Sir Keir Starmer and the Virgin Queen

The British premier cashiers portraits of Elizabeth Regina, Walter Raleigh, and Margaret Thatcher — just when he could use a bit of Britannic brilliance.

National Portrait Gallery via Wikimedia Commons
Marcus Gheeraerts the Younger's portrait of Elizabeth I, known as 'The Ditchley portrait,' detail. National Portrait Gallery via Wikimedia Commons

The removal of portraits of Queen Elizabeth I and Sir Walter Raleigh from 10 Downing Street, where Prime Minister Starmer now lives, is an outrageous cashiering of two of England’s glories that bodes poorly for the Sceptered Isle’s present. A Starmer spokesman protests that “the change of artwork is long planned, since before the election.” Maybe, though we imagine the man who holds the office of Churchill could have weighed in on the decor.

Banishment of Elizabeth and Raleigh from a room devoted to meetings with foreign leaders points to Labour’s leftward list under Sir Keir. He could learn much from these two savants of statecraft to whom is owed much of England’s glory. Sir Keir has already engineered the removal of portraits of Thatcher and Gladstone from Downing Street. Elizabeth and Raleigh are replaced by scenes meant to highlight “strong and courageous women.”

One could hardly think of a stronger or more courageous woman than the daughter of King Henry VIII. Consider her Tilbury address, directed to her troops in 1588. “I know I have the body of a weak and feeble woman,” Her Majesty declared, “but I have the heart and stomach of a king, and of a king of England too, and think foul scorn that Parma or Spain, or any prince of Europe, should dare to invade the borders of my realm.”

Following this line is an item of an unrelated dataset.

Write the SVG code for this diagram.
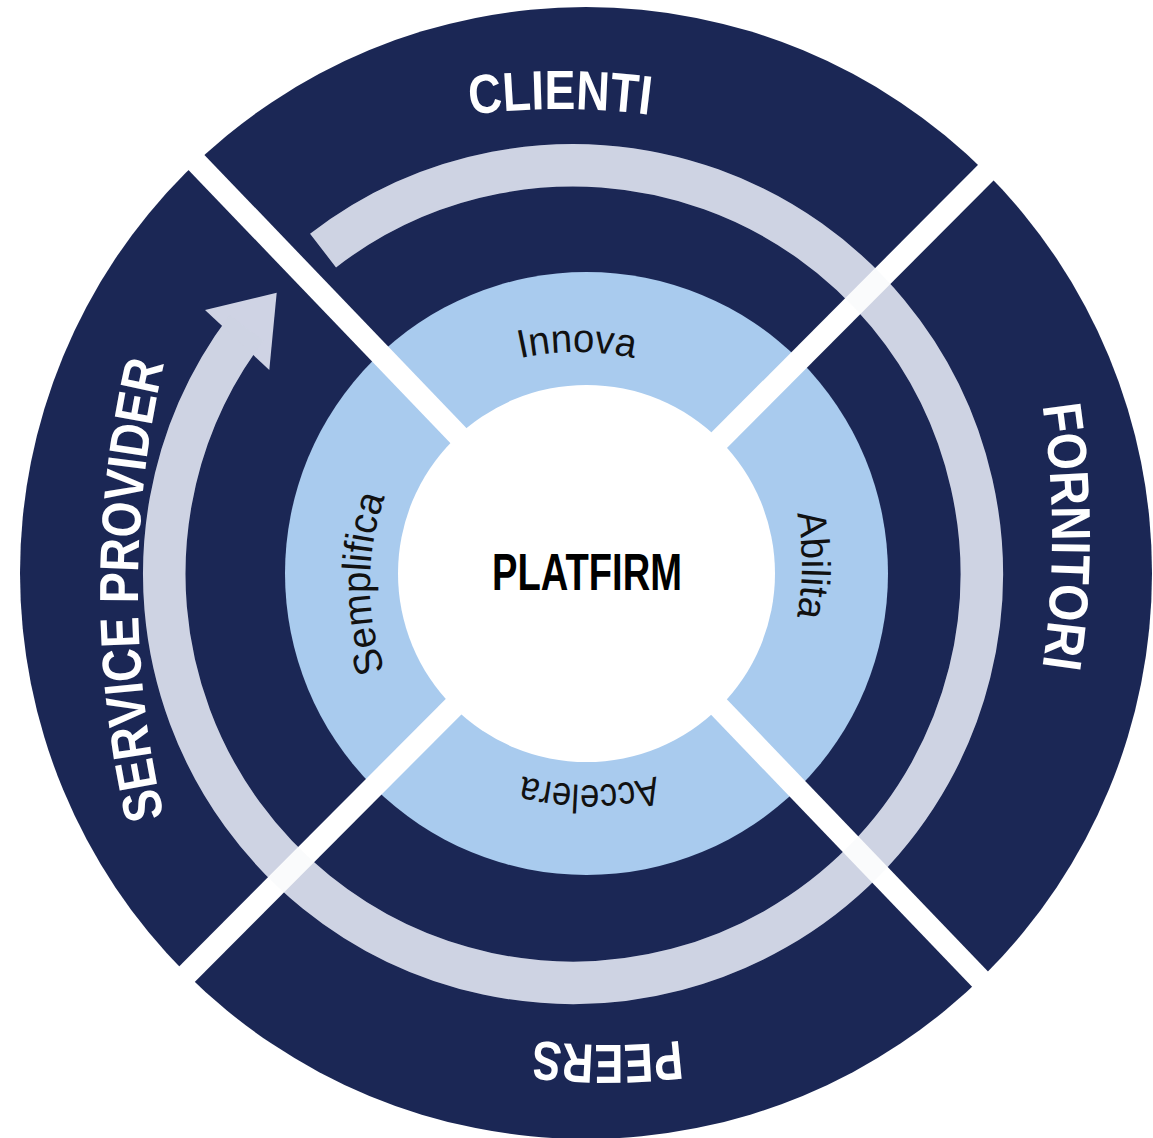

Call it Brexit avant la lettre.

“I myself will take up arms,” the Queen vowed. “I myself will be your general, judge, and rewarder of every one of your virtues in the field.” Contrast that spirit with the pusillanimity that has characterized Labour’s return. The country that handed up Lord Balfour’s declaration now suspends sales of matériel to Israel and can’t find the Elizabethan spine to defend Prime Minister Netanyahu from the International Criminal Court.

Raleigh was no slouch, either. He was knighted by Elizabeth, who granted him a royal patent to explore Virginia, named after the virgin queen. He was a poet, a scourge of the Irish, and a seeker of El Dorado. The Queen’s favor was withdrawn when he wed one of her ladies-in-waiting, earning a trip to the Tower. He recovered, but his luck ran out when the monarch died after 45 years on the throne. Her cousin, James I, had him executed. 

A contender for Tory leadership, Robert Jenrick, has no patience for the redecoration. “Elizabeth I was one of our most iconic female leaders. She’s a hero I love to talk to my daughters about. Stripping her portrait from Downing Street — alongside Walter Raleigh’s — seems to betray a strange dislike of our history by this Labour Government,” he says. Elizabeth’s likeness, known as the Ditchley Portrait, was painted in 1592 by Marcus Gheeraerts the Younger.

The scenes from the mural “Crivelli’s Garden” that replaced Elizabeth and Raleigh are by a Portuguese artist, Paula Rego. It is no disrespect to Rego to blanch at the substitution. Elizabeth’s words at Tilbury in 1588 inspired the troops as the Spanish armada neared. If not for her victory over the invading fleet, Español would be London’s language. Under the Iberian Union, which held at the time, King Philip II of Spain — Elizabeth’s foe — also ruled Portugal.

When Sir Keir put away Thatcher from his study, the new premier opined that he didn’t like “pictures of people staring down at me” and that he didn’t want in his quarters “a picture of anyone.” He allowed that he “might tolerate” a picture of footballer Thierry Henry. So far, Sir Keir’s only goals have been his own. Elizabeth, Raleigh, Thatcher — they’d all have a thing or three to teach about the importance of things larger than oneself.